Korge decided to run for a state Senate seat this year in a completely different part of the county, one that represents Homestead, Florida City, and the Keys. 

It all seemed well. He would have been the only Democrat in the race, but just days before the official filing deadline, he switched tracks again and decided he would run in yet another district, one that includes Kendall. 

The problem is that District 40 already has two Democrats running. In fact, one is sitting state senator and current Miami-Dade Democratic Party chairman Dwight Bullard. The other is former state rep Ana Rivas Logan. 

Both have now come forward and claimed that Korge tried to persuade them to run in other districts. Bullard says Korge even offered him $25,000. 

Bullard says Korge approached both him and his political consultant to switch races to run in District 38 (that's the redistricted version of the seat that includes Miami Beach, which Korge originally wanted). According to Sunshine State News, Korge also tried to sweeten the deal with $25,000, presumably as a campaign donation. 

“I told my adviser: 'You can tell him to take that money and shove it where the sun is not permanent,'" Bullard told SSN.

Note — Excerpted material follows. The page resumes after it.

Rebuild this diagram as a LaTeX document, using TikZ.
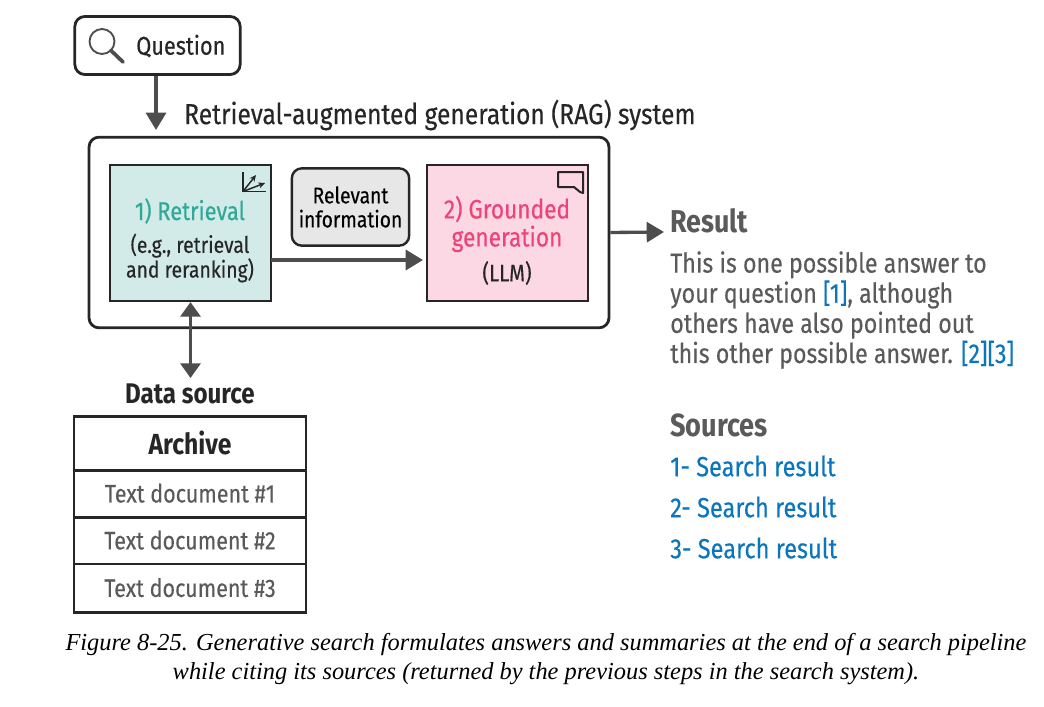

Rivas Logan claims Korge tried to get her to drop out of the District 40 race and run instead for District 39 (the Homestead-area seat everyone thought Korge would run for this time around). The new District 39 actually leans slightly Democratic, but well-connected Republican Florida Sen. Anitere Flores is running in the district and is expected to rack up a huge campaign war chest. 

Korge, by the way, is the son of prominent Democratic fundraiser Chris Korge. The younger Korge has proven himself adept at fundraising and has built up his own enviable war chest of $700,00. He has the money. He just can't decide in which district to spend it. 

Korge told the Miami Herald that he thought it was common knowledge that Bullard was contemplating moving to District 38, and Korge characterized the exchange as Bullard soliciting money from him if he decided to do so. Bullard denies that version of events. 

The winner of the three-way primary among Korge, Bullard, and Logan will face off against state Rep. Frank Artiles in the general election.